-- DO THIS --
Below is a listing; write it out exactly and drop any images from it.

-- DATASET CONTENT --
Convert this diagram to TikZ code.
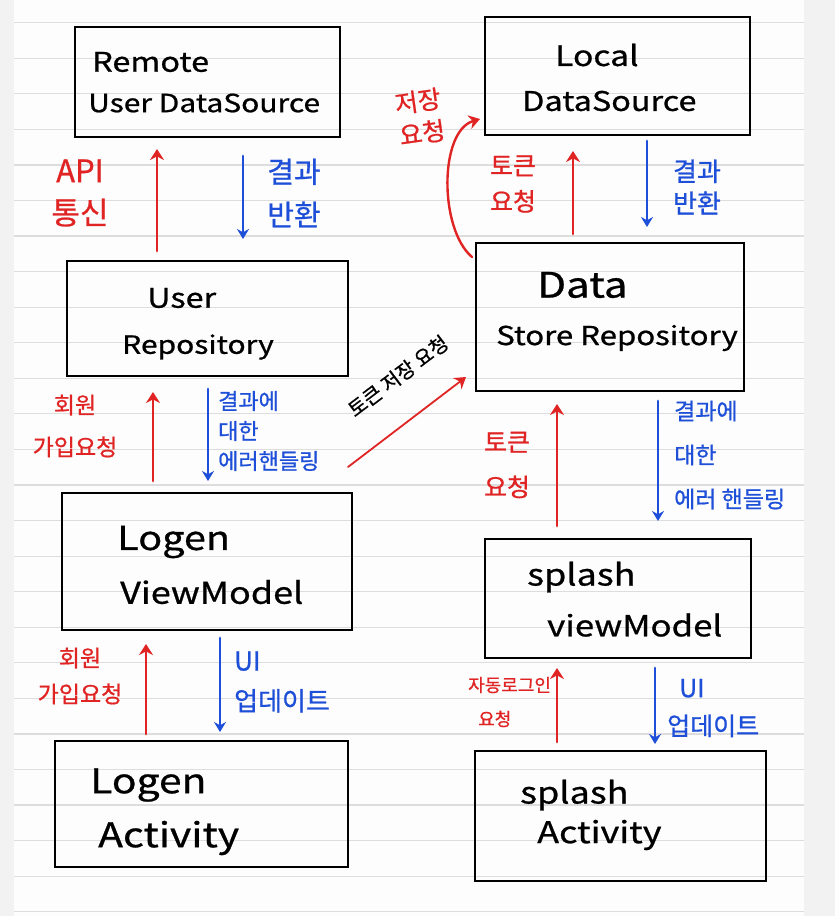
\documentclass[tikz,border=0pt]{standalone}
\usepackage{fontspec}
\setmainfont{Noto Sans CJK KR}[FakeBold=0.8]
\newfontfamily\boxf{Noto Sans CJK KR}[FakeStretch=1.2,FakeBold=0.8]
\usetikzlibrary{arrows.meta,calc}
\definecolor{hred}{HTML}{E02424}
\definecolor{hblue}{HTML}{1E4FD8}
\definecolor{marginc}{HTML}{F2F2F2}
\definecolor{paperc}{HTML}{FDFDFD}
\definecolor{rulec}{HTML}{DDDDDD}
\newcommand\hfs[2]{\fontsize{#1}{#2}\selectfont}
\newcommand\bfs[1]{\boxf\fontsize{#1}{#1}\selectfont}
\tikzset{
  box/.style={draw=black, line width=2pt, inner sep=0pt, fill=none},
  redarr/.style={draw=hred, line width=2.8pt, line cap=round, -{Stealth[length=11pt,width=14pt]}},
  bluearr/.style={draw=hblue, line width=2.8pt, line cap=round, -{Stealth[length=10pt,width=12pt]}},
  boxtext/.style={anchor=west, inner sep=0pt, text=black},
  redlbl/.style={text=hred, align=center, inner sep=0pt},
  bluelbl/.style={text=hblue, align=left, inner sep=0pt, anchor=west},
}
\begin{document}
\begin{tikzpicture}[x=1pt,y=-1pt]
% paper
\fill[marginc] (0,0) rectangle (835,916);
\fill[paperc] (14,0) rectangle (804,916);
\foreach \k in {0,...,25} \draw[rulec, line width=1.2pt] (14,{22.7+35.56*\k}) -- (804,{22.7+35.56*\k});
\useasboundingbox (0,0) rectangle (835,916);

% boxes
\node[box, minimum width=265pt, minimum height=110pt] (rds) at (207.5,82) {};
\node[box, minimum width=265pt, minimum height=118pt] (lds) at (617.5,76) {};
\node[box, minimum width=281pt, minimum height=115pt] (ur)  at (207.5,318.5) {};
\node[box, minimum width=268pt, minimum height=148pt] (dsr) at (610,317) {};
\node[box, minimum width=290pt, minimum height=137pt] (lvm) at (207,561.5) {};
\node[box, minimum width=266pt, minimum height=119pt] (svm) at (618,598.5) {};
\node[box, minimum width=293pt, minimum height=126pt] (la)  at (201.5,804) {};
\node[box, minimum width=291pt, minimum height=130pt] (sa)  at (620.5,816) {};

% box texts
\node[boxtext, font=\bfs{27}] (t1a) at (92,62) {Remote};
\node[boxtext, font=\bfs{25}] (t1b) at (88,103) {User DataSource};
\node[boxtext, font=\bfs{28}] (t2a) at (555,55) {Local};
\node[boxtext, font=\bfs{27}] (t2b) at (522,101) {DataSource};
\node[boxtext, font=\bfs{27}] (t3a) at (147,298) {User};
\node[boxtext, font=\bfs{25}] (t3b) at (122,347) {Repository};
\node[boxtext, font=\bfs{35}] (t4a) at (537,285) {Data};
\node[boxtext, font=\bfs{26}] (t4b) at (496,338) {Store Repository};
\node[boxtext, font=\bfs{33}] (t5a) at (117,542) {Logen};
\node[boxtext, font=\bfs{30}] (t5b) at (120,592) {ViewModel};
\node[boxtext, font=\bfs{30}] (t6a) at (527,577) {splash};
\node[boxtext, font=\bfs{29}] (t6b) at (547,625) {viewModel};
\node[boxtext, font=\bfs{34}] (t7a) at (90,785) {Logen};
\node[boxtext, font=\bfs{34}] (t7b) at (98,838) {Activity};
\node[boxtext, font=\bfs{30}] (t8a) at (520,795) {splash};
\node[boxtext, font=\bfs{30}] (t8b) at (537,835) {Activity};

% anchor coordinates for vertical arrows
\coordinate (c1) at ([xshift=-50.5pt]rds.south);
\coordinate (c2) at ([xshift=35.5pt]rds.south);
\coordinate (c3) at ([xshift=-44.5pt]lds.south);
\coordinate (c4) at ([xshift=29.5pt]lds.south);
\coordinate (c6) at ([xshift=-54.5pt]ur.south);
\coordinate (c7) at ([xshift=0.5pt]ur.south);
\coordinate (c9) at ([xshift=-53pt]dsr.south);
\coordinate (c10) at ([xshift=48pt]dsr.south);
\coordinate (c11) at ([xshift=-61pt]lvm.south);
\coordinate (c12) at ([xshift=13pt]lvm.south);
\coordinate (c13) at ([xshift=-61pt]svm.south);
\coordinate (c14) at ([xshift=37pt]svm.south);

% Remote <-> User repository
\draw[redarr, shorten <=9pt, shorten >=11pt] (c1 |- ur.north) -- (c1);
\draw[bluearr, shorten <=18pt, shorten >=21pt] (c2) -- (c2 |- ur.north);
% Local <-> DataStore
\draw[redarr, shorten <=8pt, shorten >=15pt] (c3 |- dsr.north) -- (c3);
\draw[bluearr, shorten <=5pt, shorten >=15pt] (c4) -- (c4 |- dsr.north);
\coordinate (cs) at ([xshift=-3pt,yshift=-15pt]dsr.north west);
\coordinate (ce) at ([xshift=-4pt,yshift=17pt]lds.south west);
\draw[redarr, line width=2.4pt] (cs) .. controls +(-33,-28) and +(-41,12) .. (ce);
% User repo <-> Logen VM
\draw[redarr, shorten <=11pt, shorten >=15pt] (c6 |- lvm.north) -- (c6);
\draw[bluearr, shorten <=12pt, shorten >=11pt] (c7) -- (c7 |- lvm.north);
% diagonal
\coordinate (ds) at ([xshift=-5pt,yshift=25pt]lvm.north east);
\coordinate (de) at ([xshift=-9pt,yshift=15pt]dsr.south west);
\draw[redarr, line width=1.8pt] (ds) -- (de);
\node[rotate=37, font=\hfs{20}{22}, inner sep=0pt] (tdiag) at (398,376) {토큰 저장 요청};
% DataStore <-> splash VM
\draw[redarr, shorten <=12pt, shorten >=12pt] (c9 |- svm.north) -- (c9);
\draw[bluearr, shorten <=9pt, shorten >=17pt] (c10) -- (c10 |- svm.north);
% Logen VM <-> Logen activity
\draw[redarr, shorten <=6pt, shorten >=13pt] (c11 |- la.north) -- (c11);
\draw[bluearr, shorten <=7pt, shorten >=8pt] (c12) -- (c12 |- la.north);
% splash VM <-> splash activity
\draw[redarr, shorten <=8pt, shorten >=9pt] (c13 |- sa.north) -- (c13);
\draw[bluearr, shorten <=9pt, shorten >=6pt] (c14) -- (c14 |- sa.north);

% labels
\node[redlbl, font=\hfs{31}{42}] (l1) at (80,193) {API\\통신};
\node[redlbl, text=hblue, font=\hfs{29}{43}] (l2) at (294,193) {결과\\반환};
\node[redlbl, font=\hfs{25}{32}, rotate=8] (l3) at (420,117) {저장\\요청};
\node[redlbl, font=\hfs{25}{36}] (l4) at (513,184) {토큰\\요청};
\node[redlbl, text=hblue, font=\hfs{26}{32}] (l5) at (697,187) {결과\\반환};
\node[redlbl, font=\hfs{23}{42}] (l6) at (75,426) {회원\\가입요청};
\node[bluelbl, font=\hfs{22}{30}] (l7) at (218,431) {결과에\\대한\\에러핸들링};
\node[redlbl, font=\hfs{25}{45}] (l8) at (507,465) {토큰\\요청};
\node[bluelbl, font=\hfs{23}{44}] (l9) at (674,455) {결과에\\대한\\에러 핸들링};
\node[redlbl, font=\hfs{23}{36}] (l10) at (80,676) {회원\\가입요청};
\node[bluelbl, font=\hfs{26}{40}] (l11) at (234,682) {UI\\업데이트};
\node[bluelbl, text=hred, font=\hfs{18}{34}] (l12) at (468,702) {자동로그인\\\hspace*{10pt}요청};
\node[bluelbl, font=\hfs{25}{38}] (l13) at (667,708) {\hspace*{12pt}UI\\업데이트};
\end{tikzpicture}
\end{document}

-- WRITTEN ANSWER --
Convert this diagram to TikZ code.
\documentclass[tikz,border=0pt]{standalone}
\usepackage{fontspec}
\setmainfont{Noto Sans CJK KR}[FakeBold=0.8]
\newfontfamily\boxf{Noto Sans CJK KR}[FakeStretch=1.2,FakeBold=0.8]
\usetikzlibrary{arrows.meta,calc}
\definecolor{hred}{HTML}{E02424}
\definecolor{hblue}{HTML}{1E4FD8}
\definecolor{marginc}{HTML}{F2F2F2}
\definecolor{paperc}{HTML}{FDFDFD}
\definecolor{rulec}{HTML}{DDDDDD}
\newcommand\hfs[2]{\fontsize{#1}{#2}\selectfont}
\newcommand\bfs[1]{\boxf\fontsize{#1}{#1}\selectfont}
\tikzset{
  box/.style={draw=black, line width=2pt, inner sep=0pt, fill=none},
  redarr/.style={draw=hred, line width=2.8pt, line cap=round, -{Stealth[length=11pt,width=14pt]}},
  bluearr/.style={draw=hblue, line width=2.8pt, line cap=round, -{Stealth[length=10pt,width=12pt]}},
  boxtext/.style={anchor=west, inner sep=0pt, text=black},
  redlbl/.style={text=hred, align=center, inner sep=0pt},
  bluelbl/.style={text=hblue, align=left, inner sep=0pt, anchor=west},
}
\begin{document}
\begin{tikzpicture}[x=1pt,y=-1pt]
% paper
\fill[marginc] (0,0) rectangle (835,916);
\fill[paperc] (14,0) rectangle (804,916);
\foreach \k in {0,...,25} \draw[rulec, line width=1.2pt] (14,{22.7+35.56*\k}) -- (804,{22.7+35.56*\k});
\useasboundingbox (0,0) rectangle (835,916);

% boxes
\node[box, minimum width=265pt, minimum height=110pt] (rds) at (207.5,82) {};
\node[box, minimum width=265pt, minimum height=118pt] (lds) at (617.5,76) {};
\node[box, minimum width=281pt, minimum height=115pt] (ur)  at (207.5,318.5) {};
\node[box, minimum width=268pt, minimum height=148pt] (dsr) at (610,317) {};
\node[box, minimum width=290pt, minimum height=137pt] (lvm) at (207,561.5) {};
\node[box, minimum width=266pt, minimum height=119pt] (svm) at (618,598.5) {};
\node[box, minimum width=293pt, minimum height=126pt] (la)  at (201.5,804) {};
\node[box, minimum width=291pt, minimum height=130pt] (sa)  at (620.5,816) {};

% box texts
\node[boxtext, font=\bfs{27}] (t1a) at (92,62) {Remote};
\node[boxtext, font=\bfs{25}] (t1b) at (88,103) {User DataSource};
\node[boxtext, font=\bfs{28}] (t2a) at (555,55) {Local};
\node[boxtext, font=\bfs{27}] (t2b) at (522,101) {DataSource};
\node[boxtext, font=\bfs{27}] (t3a) at (147,298) {User};
\node[boxtext, font=\bfs{25}] (t3b) at (122,347) {Repository};
\node[boxtext, font=\bfs{35}] (t4a) at (537,285) {Data};
\node[boxtext, font=\bfs{26}] (t4b) at (496,338) {Store Repository};
\node[boxtext, font=\bfs{33}] (t5a) at (117,542) {Logen};
\node[boxtext, font=\bfs{30}] (t5b) at (120,592) {ViewModel};
\node[boxtext, font=\bfs{30}] (t6a) at (527,577) {splash};
\node[boxtext, font=\bfs{29}] (t6b) at (547,625) {viewModel};
\node[boxtext, font=\bfs{34}] (t7a) at (90,785) {Logen};
\node[boxtext, font=\bfs{34}] (t7b) at (98,838) {Activity};
\node[boxtext, font=\bfs{30}] (t8a) at (520,795) {splash};
\node[boxtext, font=\bfs{30}] (t8b) at (537,835) {Activity};

% anchor coordinates for vertical arrows
\coordinate (c1) at ([xshift=-50.5pt]rds.south);
\coordinate (c2) at ([xshift=35.5pt]rds.south);
\coordinate (c3) at ([xshift=-44.5pt]lds.south);
\coordinate (c4) at ([xshift=29.5pt]lds.south);
\coordinate (c6) at ([xshift=-54.5pt]ur.south);
\coordinate (c7) at ([xshift=0.5pt]ur.south);
\coordinate (c9) at ([xshift=-53pt]dsr.south);
\coordinate (c10) at ([xshift=48pt]dsr.south);
\coordinate (c11) at ([xshift=-61pt]lvm.south);
\coordinate (c12) at ([xshift=13pt]lvm.south);
\coordinate (c13) at ([xshift=-61pt]svm.south);
\coordinate (c14) at ([xshift=37pt]svm.south);

% Remote <-> User repository
\draw[redarr, shorten <=9pt, shorten >=11pt] (c1 |- ur.north) -- (c1);
\draw[bluearr, shorten <=18pt, shorten >=21pt] (c2) -- (c2 |- ur.north);
% Local <-> DataStore
\draw[redarr, shorten <=8pt, shorten >=15pt] (c3 |- dsr.north) -- (c3);
\draw[bluearr, shorten <=5pt, shorten >=15pt] (c4) -- (c4 |- dsr.north);
\coordinate (cs) at ([xshift=-3pt,yshift=-15pt]dsr.north west);
\coordinate (ce) at ([xshift=-4pt,yshift=17pt]lds.south west);
\draw[redarr, line width=2.4pt] (cs) .. controls +(-33,-28) and +(-41,12) .. (ce);
% User repo <-> Logen VM
\draw[redarr, shorten <=11pt, shorten >=15pt] (c6 |- lvm.north) -- (c6);
\draw[bluearr, shorten <=12pt, shorten >=11pt] (c7) -- (c7 |- lvm.north);
% diagonal
\coordinate (ds) at ([xshift=-5pt,yshift=25pt]lvm.north east);
\coordinate (de) at ([xshift=-9pt,yshift=15pt]dsr.south west);
\draw[redarr, line width=1.8pt] (ds) -- (de);
\node[rotate=37, font=\hfs{20}{22}, inner sep=0pt] (tdiag) at (398,376) {토큰 저장 요청};
% DataStore <-> splash VM
\draw[redarr, shorten <=12pt, shorten >=12pt] (c9 |- svm.north) -- (c9);
\draw[bluearr, shorten <=9pt, shorten >=17pt] (c10) -- (c10 |- svm.north);
% Logen VM <-> Logen activity
\draw[redarr, shorten <=6pt, shorten >=13pt] (c11 |- la.north) -- (c11);
\draw[bluearr, shorten <=7pt, shorten >=8pt] (c12) -- (c12 |- la.north);
% splash VM <-> splash activity
\draw[redarr, shorten <=8pt, shorten >=9pt] (c13 |- sa.north) -- (c13);
\draw[bluearr, shorten <=9pt, shorten >=6pt] (c14) -- (c14 |- sa.north);

% labels
\node[redlbl, font=\hfs{31}{42}] (l1) at (80,193) {API\\통신};
\node[redlbl, text=hblue, font=\hfs{29}{43}] (l2) at (294,193) {결과\\반환};
\node[redlbl, font=\hfs{25}{32}, rotate=8] (l3) at (420,117) {저장\\요청};
\node[redlbl, font=\hfs{25}{36}] (l4) at (513,184) {토큰\\요청};
\node[redlbl, text=hblue, font=\hfs{26}{32}] (l5) at (697,187) {결과\\반환};
\node[redlbl, font=\hfs{23}{42}] (l6) at (75,426) {회원\\가입요청};
\node[bluelbl, font=\hfs{22}{30}] (l7) at (218,431) {결과에\\대한\\에러핸들링};
\node[redlbl, font=\hfs{25}{45}] (l8) at (507,465) {토큰\\요청};
\node[bluelbl, font=\hfs{23}{44}] (l9) at (674,455) {결과에\\대한\\에러 핸들링};
\node[redlbl, font=\hfs{23}{36}] (l10) at (80,676) {회원\\가입요청};
\node[bluelbl, font=\hfs{26}{40}] (l11) at (234,682) {UI\\업데이트};
\node[bluelbl, text=hred, font=\hfs{18}{34}] (l12) at (468,702) {자동로그인\\\hspace*{10pt}요청};
\node[bluelbl, font=\hfs{25}{38}] (l13) at (667,708) {\hspace*{12pt}UI\\업데이트};
\end{tikzpicture}
\end{document}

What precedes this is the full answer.